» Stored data
--- START ---
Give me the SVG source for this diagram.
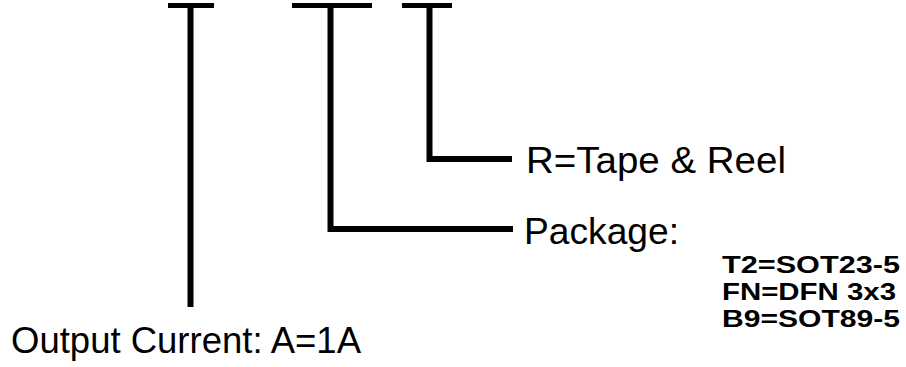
<svg xmlns="http://www.w3.org/2000/svg" width="906" height="367" viewBox="0 0 906 367">
<style>
.ln{fill:none;stroke:#000;stroke-width:6;stroke-linejoin:miter;stroke-linecap:butt}
.tb{fill:none;stroke:#000;stroke-width:5}
.big{font-family:"Liberation Sans",Arial,sans-serif;font-size:37px;fill:#000}
.sm{font-family:"Liberation Sans",Arial,sans-serif;font-size:23px;font-weight:bold;fill:#000}
</style>
<rect width="906" height="367" fill="#fff"/>
<g id="connectors">
<line class="tb" x1="168" y1="5.5" x2="214" y2="5.5"/>
<line class="ln" x1="190.5" y1="5" x2="190.5" y2="307"/>
<line class="tb" x1="292" y1="5.5" x2="372" y2="5.5"/>
<polyline class="ln" points="330.5,5 330.5,229 513,229"/>
<line class="tb" x1="402" y1="5.5" x2="452" y2="5.5"/>
<polyline class="ln" points="429.5,5 429.5,159 512,159"/>
</g>
<g id="tape-reel">
<text class="big" x="526" y="173" textLength="260" lengthAdjust="spacingAndGlyphs">R=Tape &amp; Reel</text>
</g>
<g id="package">
<text class="big" x="524" y="244" textLength="155" lengthAdjust="spacingAndGlyphs">Package:</text>
<text class="sm" x="722" y="273" textLength="178" lengthAdjust="spacingAndGlyphs">T2=SOT23-5</text>
<text class="sm" x="722" y="300" textLength="174" lengthAdjust="spacingAndGlyphs">FN=DFN 3x3</text>
<text class="sm" x="722" y="327" textLength="178" lengthAdjust="spacingAndGlyphs">B9=SOT89-5</text>
</g>
<g id="output-current">
<text class="big" x="11" y="353" textLength="350" lengthAdjust="spacingAndGlyphs">Output Current: A=1A</text>
</g>
</svg>
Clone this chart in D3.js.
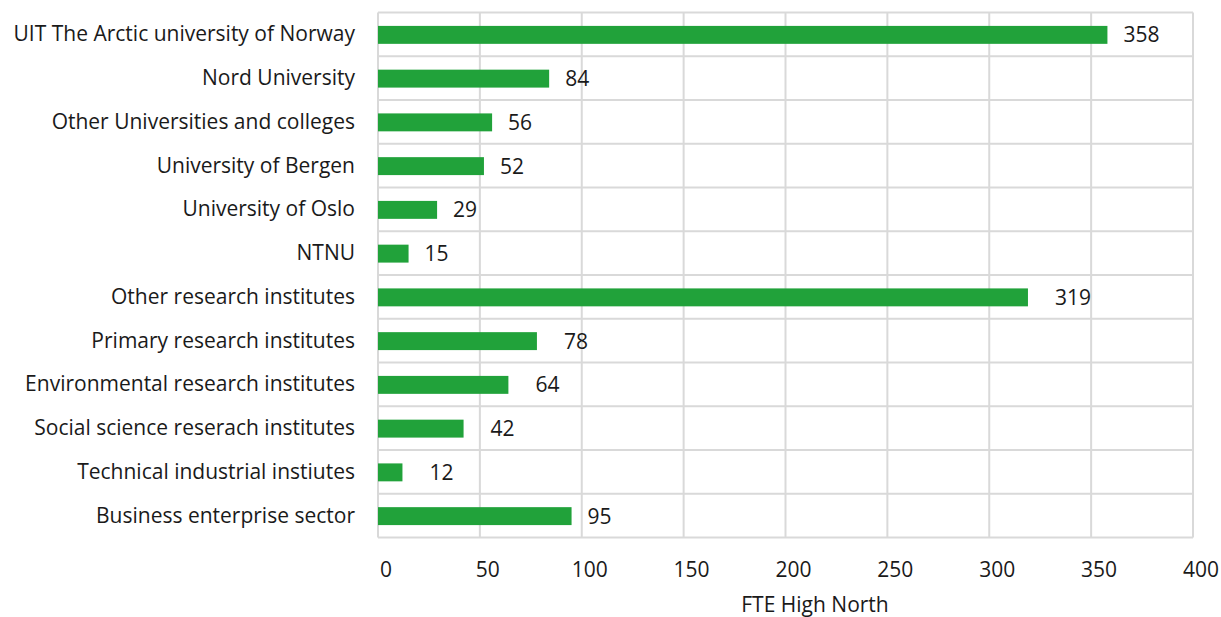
--- END ---
» What the exercise asks
Leave the pictures out and output the rest of the listing exactly.

» Finished task
Give me the SVG source for this diagram.
<svg xmlns="http://www.w3.org/2000/svg" width="906" height="367" viewBox="0 0 906 367">
<style>
.ln{fill:none;stroke:#000;stroke-width:6;stroke-linejoin:miter;stroke-linecap:butt}
.tb{fill:none;stroke:#000;stroke-width:5}
.big{font-family:"Liberation Sans",Arial,sans-serif;font-size:37px;fill:#000}
.sm{font-family:"Liberation Sans",Arial,sans-serif;font-size:23px;font-weight:bold;fill:#000}
</style>
<rect width="906" height="367" fill="#fff"/>
<g id="connectors">
<line class="tb" x1="168" y1="5.5" x2="214" y2="5.5"/>
<line class="ln" x1="190.5" y1="5" x2="190.5" y2="307"/>
<line class="tb" x1="292" y1="5.5" x2="372" y2="5.5"/>
<polyline class="ln" points="330.5,5 330.5,229 513,229"/>
<line class="tb" x1="402" y1="5.5" x2="452" y2="5.5"/>
<polyline class="ln" points="429.5,5 429.5,159 512,159"/>
</g>
<g id="tape-reel">
<text class="big" x="526" y="173" textLength="260" lengthAdjust="spacingAndGlyphs">R=Tape &amp; Reel</text>
</g>
<g id="package">
<text class="big" x="524" y="244" textLength="155" lengthAdjust="spacingAndGlyphs">Package:</text>
<text class="sm" x="722" y="273" textLength="178" lengthAdjust="spacingAndGlyphs">T2=SOT23-5</text>
<text class="sm" x="722" y="300" textLength="174" lengthAdjust="spacingAndGlyphs">FN=DFN 3x3</text>
<text class="sm" x="722" y="327" textLength="178" lengthAdjust="spacingAndGlyphs">B9=SOT89-5</text>
</g>
<g id="output-current">
<text class="big" x="11" y="353" textLength="350" lengthAdjust="spacingAndGlyphs">Output Current: A=1A</text>
</g>
</svg>
Clone this chart in D3.js.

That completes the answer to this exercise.